A SPECTACULAR gothic mansion, leaping with gargoyles and maybe harbouring a ghost or two, Tyntesfield was the perfect destination for a stormy autumn day, close to Halloween.

With towers and turrets, stained glass and arched doorways, an air of grandeur and luxury tinged with a melancholy hint of decay, it is not surprising the National Trust property near Bristol is always popular with visitors.

The place has fascinated me since it first came to public attention in 2002, following the death of Richard, the second Lord Wraxall, the last member of the family to live there.

The National Trust launched a public appeal to raise funds to buy the place – offering tantalising glimpses of a house locked away in the past, full of magnificent, dust-shrouded rooms, filled with ancient treasures. It was irresistible, and because I made a donation, I still have an irrational sense I have a tiny stake in the place — and have visited several times in the years since.

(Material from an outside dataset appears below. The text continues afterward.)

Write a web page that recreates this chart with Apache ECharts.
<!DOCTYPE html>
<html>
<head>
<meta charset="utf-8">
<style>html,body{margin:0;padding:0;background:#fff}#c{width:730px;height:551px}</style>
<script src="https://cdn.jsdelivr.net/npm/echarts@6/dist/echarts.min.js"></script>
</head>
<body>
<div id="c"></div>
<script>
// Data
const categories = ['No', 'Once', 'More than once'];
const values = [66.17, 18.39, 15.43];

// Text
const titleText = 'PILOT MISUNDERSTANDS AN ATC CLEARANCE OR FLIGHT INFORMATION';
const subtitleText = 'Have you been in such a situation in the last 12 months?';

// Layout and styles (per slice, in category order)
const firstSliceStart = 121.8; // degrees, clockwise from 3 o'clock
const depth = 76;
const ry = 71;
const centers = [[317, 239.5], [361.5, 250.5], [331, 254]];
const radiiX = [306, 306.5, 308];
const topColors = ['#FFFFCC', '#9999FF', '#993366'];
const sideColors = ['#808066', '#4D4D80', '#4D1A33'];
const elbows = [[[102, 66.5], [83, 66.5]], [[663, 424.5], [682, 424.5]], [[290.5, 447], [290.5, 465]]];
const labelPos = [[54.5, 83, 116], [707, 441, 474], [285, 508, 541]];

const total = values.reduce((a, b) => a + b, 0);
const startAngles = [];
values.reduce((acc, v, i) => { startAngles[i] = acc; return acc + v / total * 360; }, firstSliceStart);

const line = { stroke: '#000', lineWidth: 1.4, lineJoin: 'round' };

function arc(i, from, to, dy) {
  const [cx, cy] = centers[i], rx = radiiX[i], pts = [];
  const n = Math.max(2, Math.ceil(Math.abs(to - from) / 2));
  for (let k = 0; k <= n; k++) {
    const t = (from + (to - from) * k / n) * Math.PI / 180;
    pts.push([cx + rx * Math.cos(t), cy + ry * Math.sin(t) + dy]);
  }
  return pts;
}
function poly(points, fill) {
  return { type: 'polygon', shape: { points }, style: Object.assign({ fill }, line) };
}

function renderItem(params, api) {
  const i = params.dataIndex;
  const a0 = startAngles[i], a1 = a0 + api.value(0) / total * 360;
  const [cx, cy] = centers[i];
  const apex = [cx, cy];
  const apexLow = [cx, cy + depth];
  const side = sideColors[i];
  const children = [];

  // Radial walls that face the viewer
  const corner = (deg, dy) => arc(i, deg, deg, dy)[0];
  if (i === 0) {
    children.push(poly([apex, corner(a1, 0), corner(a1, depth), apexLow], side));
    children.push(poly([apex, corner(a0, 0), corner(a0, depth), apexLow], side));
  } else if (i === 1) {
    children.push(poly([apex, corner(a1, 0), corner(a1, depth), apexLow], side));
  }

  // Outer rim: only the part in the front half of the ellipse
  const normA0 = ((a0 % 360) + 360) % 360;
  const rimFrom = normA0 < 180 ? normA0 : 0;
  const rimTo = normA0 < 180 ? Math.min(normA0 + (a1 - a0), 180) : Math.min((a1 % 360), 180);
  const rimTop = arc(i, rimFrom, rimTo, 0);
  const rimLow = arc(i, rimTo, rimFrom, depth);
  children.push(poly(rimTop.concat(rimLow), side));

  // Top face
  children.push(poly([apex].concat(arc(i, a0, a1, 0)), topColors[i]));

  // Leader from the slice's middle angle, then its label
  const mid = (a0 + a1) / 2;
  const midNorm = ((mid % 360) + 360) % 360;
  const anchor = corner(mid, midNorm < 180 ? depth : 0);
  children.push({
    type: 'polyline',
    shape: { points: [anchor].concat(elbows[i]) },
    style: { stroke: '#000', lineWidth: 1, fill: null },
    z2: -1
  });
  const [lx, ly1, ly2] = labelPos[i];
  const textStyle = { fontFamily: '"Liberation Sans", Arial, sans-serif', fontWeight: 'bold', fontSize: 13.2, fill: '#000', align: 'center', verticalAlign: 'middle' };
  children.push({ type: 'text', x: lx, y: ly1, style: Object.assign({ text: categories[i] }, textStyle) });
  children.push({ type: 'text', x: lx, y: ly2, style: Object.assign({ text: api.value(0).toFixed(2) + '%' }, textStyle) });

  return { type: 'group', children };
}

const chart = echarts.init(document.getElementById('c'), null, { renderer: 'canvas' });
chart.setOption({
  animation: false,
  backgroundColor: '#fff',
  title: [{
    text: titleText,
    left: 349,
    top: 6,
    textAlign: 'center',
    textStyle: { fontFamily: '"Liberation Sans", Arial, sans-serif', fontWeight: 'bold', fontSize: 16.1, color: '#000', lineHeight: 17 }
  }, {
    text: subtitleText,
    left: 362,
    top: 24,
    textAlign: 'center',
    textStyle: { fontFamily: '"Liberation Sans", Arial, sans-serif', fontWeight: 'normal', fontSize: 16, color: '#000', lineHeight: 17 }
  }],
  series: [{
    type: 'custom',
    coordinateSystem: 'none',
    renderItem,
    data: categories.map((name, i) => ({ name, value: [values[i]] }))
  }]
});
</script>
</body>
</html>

It has been fascinating to watch the restoration unfold and the place develop as a property to visit.

Tyntesfield was created by businessman William Gibbs, who made a fortune trading in Guano from South America.

He bought and transformed the Georgian house on the site into the Gothic Revival masterpiece we see today.

It is always busy, and you need to book a timed ticket for entrance into the house. On this occasion we were first in the door at 11am, and enjoyed an hour wandering through the halls and rooms, relatively free of crowds.

The trust’s volunteers are always brimming with interesting information and ready to tell you all they know.

Every room is a feast of visual delights – particularly the lavish ornamental carvings of leaves, fruit and flowers in the panelling, the shelves of leather-bound books and the giant marble fireplaces.

This time, I was enchanted by a noble rocking horse in the library, and the special exhibition in the drawing room.

Called Passions and Possessions, this included a collection of luxurious items belonging to Antony Gibbs, from the second generation of the family to live at the house.

Tyntesfield has plenty more to offer besides the house – including the gardens and pleasure grounds, the rose garden and rock garden though on a day as grey and windy as Sunday, we preferred to savour these pleasures as a view from the tower window. For families visiting, various Halloween activities were in progress and the café had a satisfying quantity of tasty cakes and refreshments.